From that tiny local operation, Magic Seasoning Blends has grown to 65 employees and international distribution to 30 countries. Prudhomme consults with restaurant chains and large food manufacturers around the world to develop complete or selective menu items and specialty dishes. He and his team of five product developers and three gurus in the R&D kitchen can also create specific flavor profiles or duplicate existing ones.

"I suspect that Chef Paul was a chemist or a doctor in another life," confides Shawn McBride, president and CEO. Friends since he was 14 and she was nine, McBride confesses, "We've not grown old together, just grown up together."

"I'd been using blends for years," says Prudhomme, when asked what inspired him to start the company. "I started making them for the cooks that worked with me because if I gave them six different seasonings for a recipe, they'd never measure. For consistency in the restaurant, I started blending them. Then we started developing individual blends because local customers would ask to buy them after eating at K-Paul's. Sally, one of our waitresses, drew a cartoon of me for the label and taped it to a plastic bag. As they began to sell, we put the blends in bottles and glued the labels on." Soon a labeling machine was needed.

"A friend of mine was in the restaurant business, but his restaurant failed," says Prudhomme. "I suggested he sell our blends. He put them in grocery stores and a few months later he came back and said he needed a truck to distribute them outside of New Orleans. Rather than buying a truck, we decided to get a distributor."

Chef Paul says the key to the company's success is that the blends are consistent, balanced and make foods taste better. "If we could make them for the same price as others out there, they'd be even more popular," he adds. "But we prefer to sell fewer products of higher quality. Everything that goes in the blender or a container is tasted first. Before we buy individual ingredients we taste them. After they are put together as a blend, we taste them again. Then it goes to quality control and manufacturing and after they approve it, it's tasted yet again. If there's any doubt, we put it aside and taste it again.
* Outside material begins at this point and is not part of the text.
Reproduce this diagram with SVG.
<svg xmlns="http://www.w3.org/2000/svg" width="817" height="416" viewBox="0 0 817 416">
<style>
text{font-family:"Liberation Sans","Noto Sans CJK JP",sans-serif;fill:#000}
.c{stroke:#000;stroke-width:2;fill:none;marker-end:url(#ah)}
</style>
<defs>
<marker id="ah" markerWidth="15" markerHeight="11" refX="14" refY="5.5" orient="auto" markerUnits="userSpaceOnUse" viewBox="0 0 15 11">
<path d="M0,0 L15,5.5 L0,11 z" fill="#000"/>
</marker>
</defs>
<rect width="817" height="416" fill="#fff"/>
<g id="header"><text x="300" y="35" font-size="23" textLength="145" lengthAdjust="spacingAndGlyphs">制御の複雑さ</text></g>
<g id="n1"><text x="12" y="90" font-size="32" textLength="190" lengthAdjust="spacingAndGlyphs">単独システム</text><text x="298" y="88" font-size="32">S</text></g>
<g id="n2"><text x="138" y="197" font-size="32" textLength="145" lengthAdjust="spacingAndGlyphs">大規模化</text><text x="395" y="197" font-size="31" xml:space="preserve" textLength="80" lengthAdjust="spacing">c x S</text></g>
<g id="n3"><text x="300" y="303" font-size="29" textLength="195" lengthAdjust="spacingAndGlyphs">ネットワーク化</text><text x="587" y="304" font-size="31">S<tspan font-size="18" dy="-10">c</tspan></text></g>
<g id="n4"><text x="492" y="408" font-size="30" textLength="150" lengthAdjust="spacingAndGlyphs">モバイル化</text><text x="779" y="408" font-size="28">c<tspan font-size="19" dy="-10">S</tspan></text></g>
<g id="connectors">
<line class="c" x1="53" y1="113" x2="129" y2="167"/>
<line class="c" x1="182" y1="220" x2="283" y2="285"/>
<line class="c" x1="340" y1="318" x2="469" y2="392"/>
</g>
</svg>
After the taste tests, we go to storage tests, moisture control and shelf-life testing."

Magic Seasoning Blends has grown to include dozens of products, distributed in 30 countries.

McBride points out large companies have come to the realization that for just a few pennies in large batches, seasoning can make frozen food taste much better. "Anybody can make a small batch of food taste good, but when you manufacture 5,000 pounds of something it's a different story."
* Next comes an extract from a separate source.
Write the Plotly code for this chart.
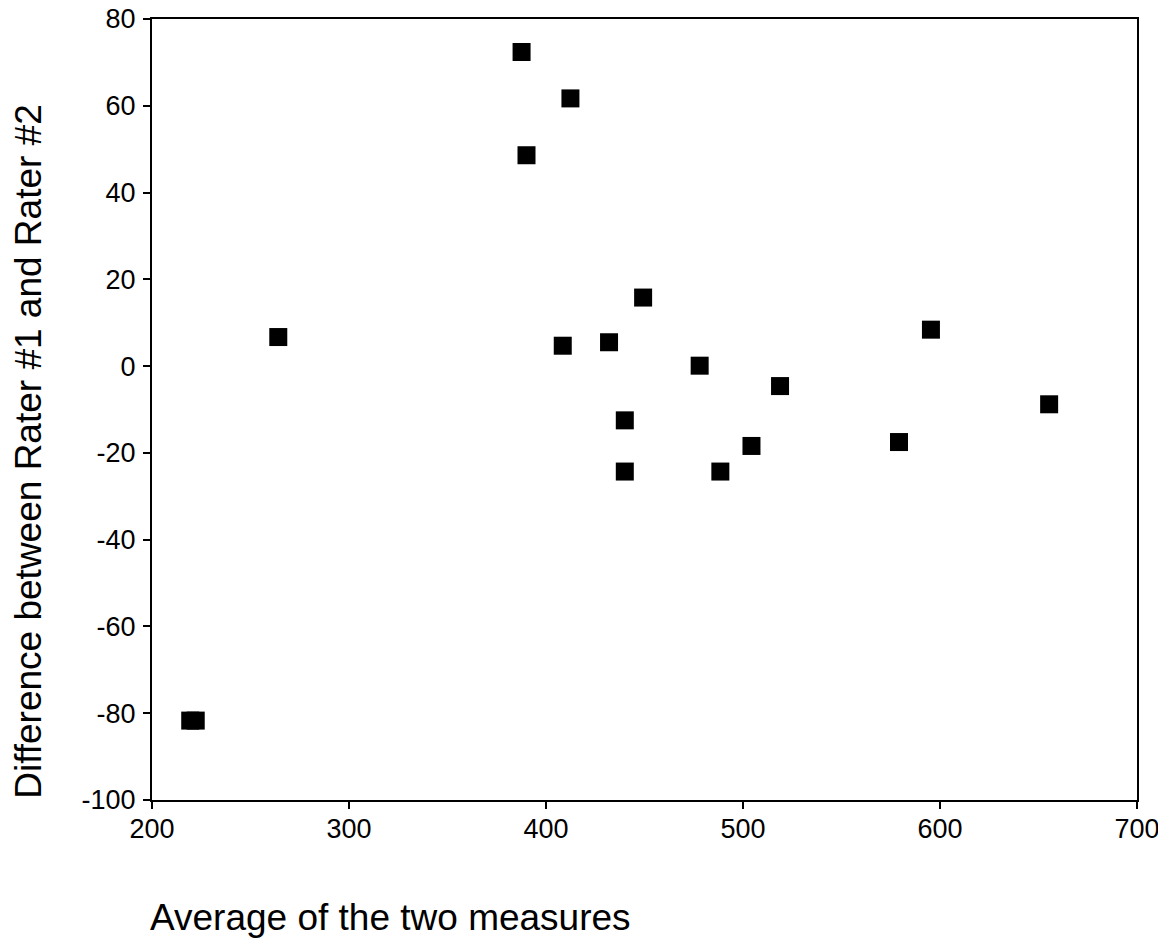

McBride says manufacturers don't have time to let food slow cook and that's where the flavor is developed. "We've worked with companies that make 5,000 gallons of food that has to be out of the kettle in one hour. Our challenge is to work with companies to get the product to taste the way it did in small batches."
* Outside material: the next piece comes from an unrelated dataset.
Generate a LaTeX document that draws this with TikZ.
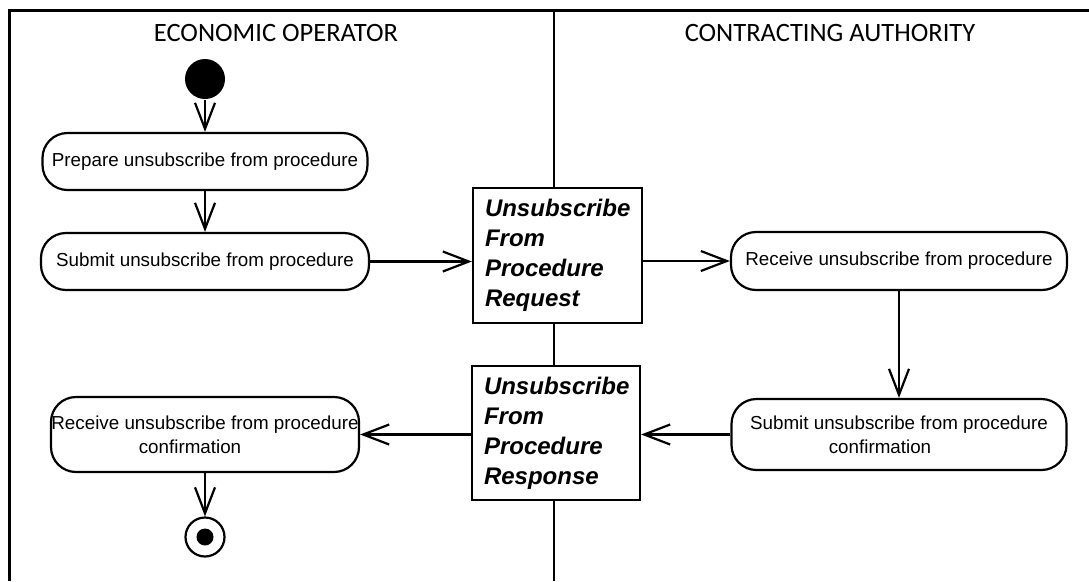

Since 1985, Japan has been a top market for Magic Seasoning Blends products, though its distributor Matsu Co. Ltd. "Our current distribution in the U.S. is about 40 percent retail and 60 percent foodservice," says McBride. "With expanded manufacturing capabilities, the company produces custom blends, bulk sizes, contract packaging and co-branding with other food companies, as well." But there are challenges of bringing them to the mass market.

"Controlling the quality is one of the hardest things to do when buying millions of pounds of spices and herbs per year," says Prudhomme. "The other problem is that fluorescent lights in supermarkets change the color of spices – they fade." That's the reason, he explains, they are packaged in jars and boxes.

"When you season steaks and freeze them, it doesn't work well," says Prudhomme. "The proteins and the acids in the meat work on the seasoning. So what we're doing with steaks is giving the manufacturer steak seasonings in a sealed package that the customer can sprinkle on at the last minute. We found while working with large companies that this technique works very well with seafood and vegetables as well." 

Everyone on staff comes up with ideas for new products and blends. "Research shows that salmon is one of the healthiest foods to eat," says McBride. "The idea for Salmon Magic, one of our newest products came from John McBride, [her husband and] vice president of sales and marketing."